After Wednesday’s final, the Fiji players gathered in a circle on the field and sang their team hymn. They were worshipping God.

“We always start with our prayers and songs, and we always end with our prayers and songs,” team captain Jerry Tuwai said, via the Guardian, “and that song says that our God is a loving God, and that while we always tend to go stray from what He expects from us, He still loves us, and gives us good things.”

The 2016 Olympic team praised the Lord as well after winning the inaugural rugby sevens Olympic gold, but Tuwai said Wednesday’s win was even more special. The squad has endured quite a bit en route to the Tokyo Olympics.

As detailed by the Guardian, head coach Gareth Baber called the team into a five-day training camp the day after Easter, April 5. Two days in, their country went into lockdown due to the COVID-19 pandemic. The players and coaches have not seen their families since.

They stayed in a hostel and trained in a garage. Tuwai, at one point, tried to leave the camp because he missed his three young kids. He obviously wasn’t the only one who yearned to see his family.

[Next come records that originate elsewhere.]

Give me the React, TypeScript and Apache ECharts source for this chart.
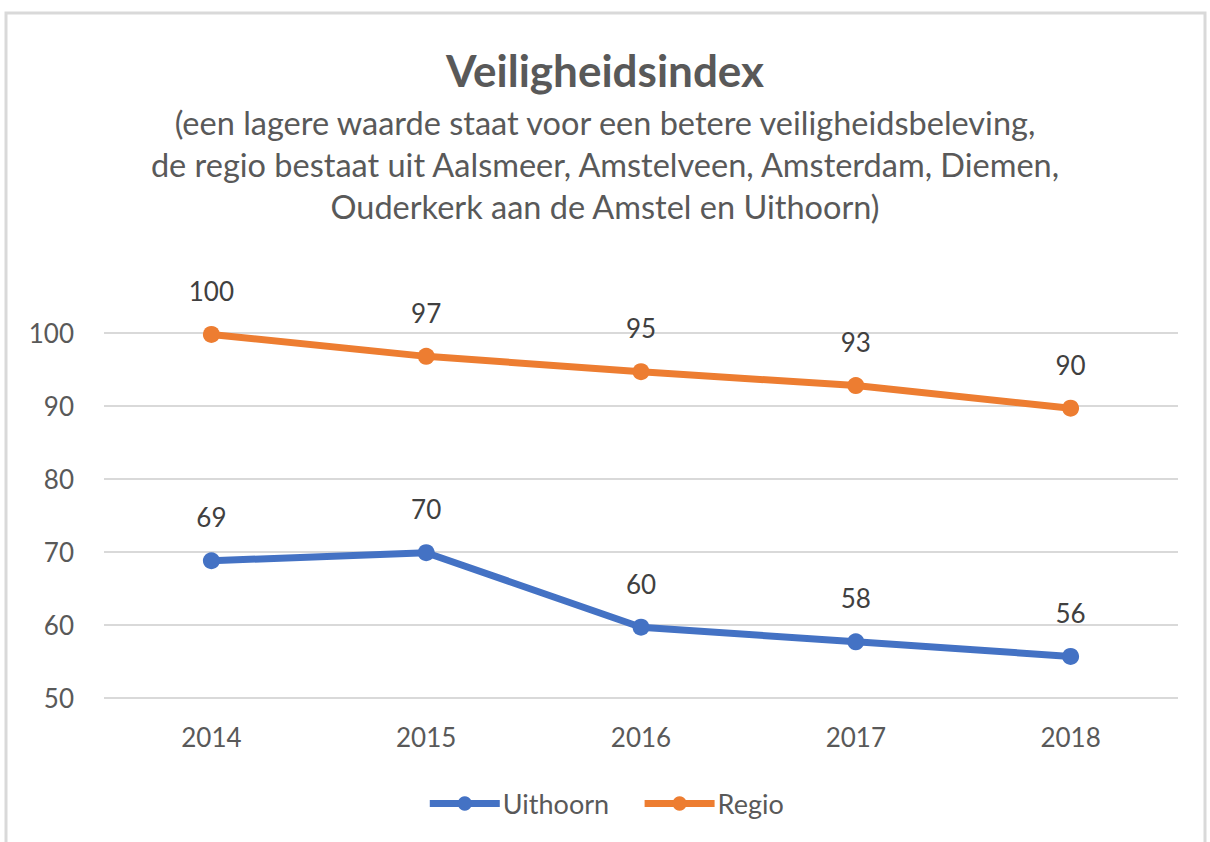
import React, { useEffect, useRef } from "react";
import * as echarts from "echarts";

const years = ["2014", "2015", "2016", "2017", "2018"];
const uithoorn = [68.8, 69.9, 59.7, 57.7, 55.7];
const regio = [99.8, 96.8, 94.7, 92.8, 89.7];
const titleText = "Veiligheidsindex";
const subtitleText =
  "(een lagere waarde staat voor een betere veiligheidsbeleving,\nde regio bestaat uit Aalsmeer, Amstelveen, Amsterdam, Diemen,\nOuderkerk aan de Amstel en Uithoorn)";

const FONT = "Lato, 'Open Sans', sans-serif";

export default function App() {
  const ref = useRef<HTMLDivElement>(null);
  useEffect(() => {
    if (!ref.current) return;
    const chart = echarts.init(ref.current, undefined, { renderer: "svg" });
    const labelCfg = {
      show: true,
      position: "top",
      distance: 22,
      fontSize: 26,
      fontFamily: FONT,
      color: "#404040",
      formatter: (p: any) => String(Math.round(p.value)),
    };
    chart.setOption({
      animation: false,
      backgroundColor: "#ffffff",
      textStyle: { fontFamily: FONT },
      title: [
        {
          text: titleText,
          left: "center",
          top: 43,
          textStyle: { fontSize: 44, fontWeight: "bold", color: "#595959", fontFamily: FONT },
        },
        {
          text: subtitleText,
          left: "center",
          top: 96,
          textStyle: { fontSize: 32.5, fontWeight: "normal", color: "#595959", lineHeight: 42, fontFamily: FONT },
        },
      ],
      graphic: [
        {
          type: "polyline",
          shape: { points: [[6, 860], [6, 13], [1205, 13], [1205, 860]] },
          style: { stroke: "#d9d9d9", lineWidth: 3, fill: "none" },
        },
      ],
      legend: {
        bottom: 20,
        left: "center",
        itemWidth: 70,
        itemHeight: 18,
        itemGap: 32,
        lineStyle: { width: 7 },
        textStyle: { fontSize: 27, color: "#595959", fontFamily: FONT, padding: [0, 0, 0, -2] },
        data: ["Uithoorn", "Regio"],
      },
      grid: { left: 104, right: 32, top: 333, bottom: 144 },
      xAxis: {
        type: "category",
        data: years,
        boundaryGap: true,
        axisLine: { show: false },
        axisTick: { show: false },
        axisLabel: { fontSize: 26, color: "#595959", margin: 26, fontFamily: FONT },
      },
      yAxis: {
        type: "value",
        min: 50,
        max: 100,
        interval: 10,
        axisLine: { show: false },
        axisTick: { show: false },
        axisLabel: { fontSize: 26, color: "#595959", margin: 30, fontFamily: FONT },
        splitLine: { lineStyle: { color: "#d9d9d9", width: 2 } },
      },
      series: [
        {
          name: "Uithoorn",
          type: "line",
          data: uithoorn,
          color: "#4472C4",
          symbol: "circle",
          symbolSize: 17,
          lineStyle: { width: 7, color: "#4472C4" },
          itemStyle: { color: "#4472C4" },
          label: labelCfg,
        },
        {
          name: "Regio",
          type: "line",
          data: regio,
          color: "#ED7D31",
          symbol: "circle",
          symbolSize: 17,
          lineStyle: { width: 7, color: "#ED7D31" },
          itemStyle: { color: "#ED7D31" },
          label: labelCfg,
        },
      ],
    });
    return () => chart.dispose();
  }, []);
  return (
    <div
      ref={ref}
      style={{ position: "absolute", left: 0, top: 0, width: 1210, height: 842 }}
    />
  );
}
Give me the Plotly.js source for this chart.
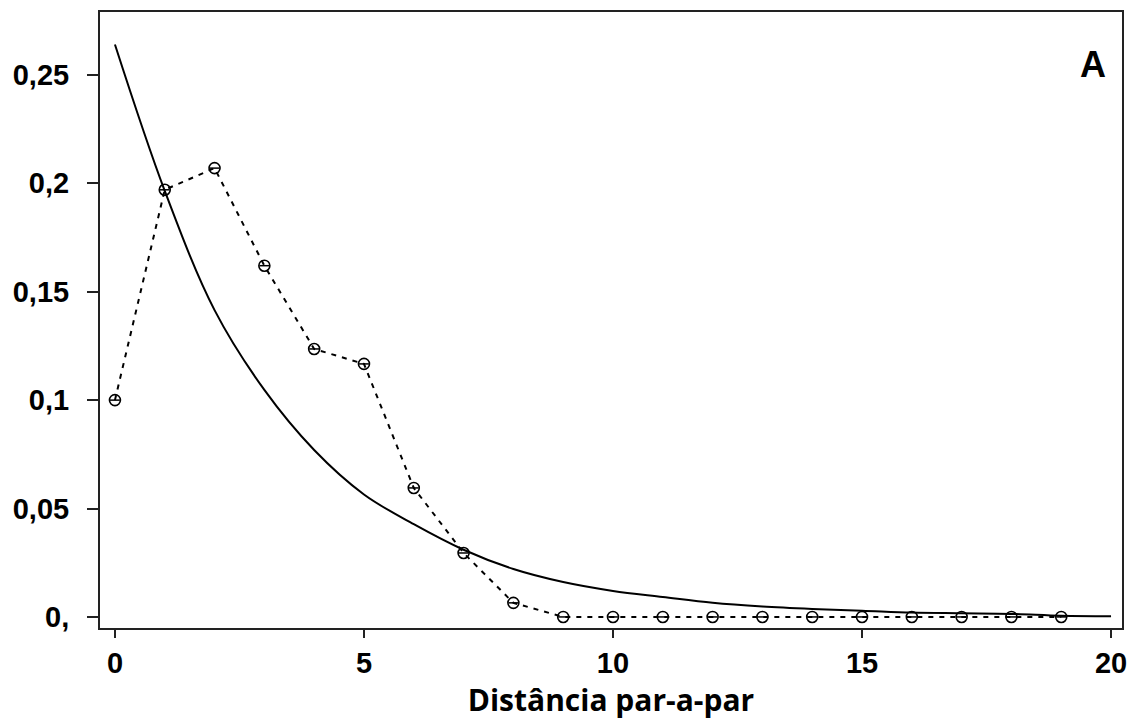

“We’ve been away five months,” said Asaeli Tuivuaka after winning gold. “My father just passed away last year, he was the man who encouraged me to play rugby, and this gold medal is for him, and for my baby boy. He is one year old now, and I haven’t seen him for five months. I didn’t even get to kiss him goodbye when I left, it is tough for me…” Tuivaka stopped speaking, and started crying.

By the time the players fly home and complete a quarantine, Coach Baber says they won’t have seen their families for 20 weeks.

Previously, some of the younger players had never been out of Fiji or on a plane. En route to Japan, the team flew over on a cargo flight along with a few dozen crates full of frozen fish. But the whole ordeal served as bonding time.

“A lot of these guys are learning to be away from their families, learning to be overseas, but if you do it right, that does create a unity,” Baber told the Guardian. “You won’t find a tighter group of people than this team.”

And after capturing Olympic gold, they immediately turned to praising God.

In the bronze-medal match earlier Wednesday, Argentina topped Great Britain. In the fifth-place match, the United States fell to South Africa.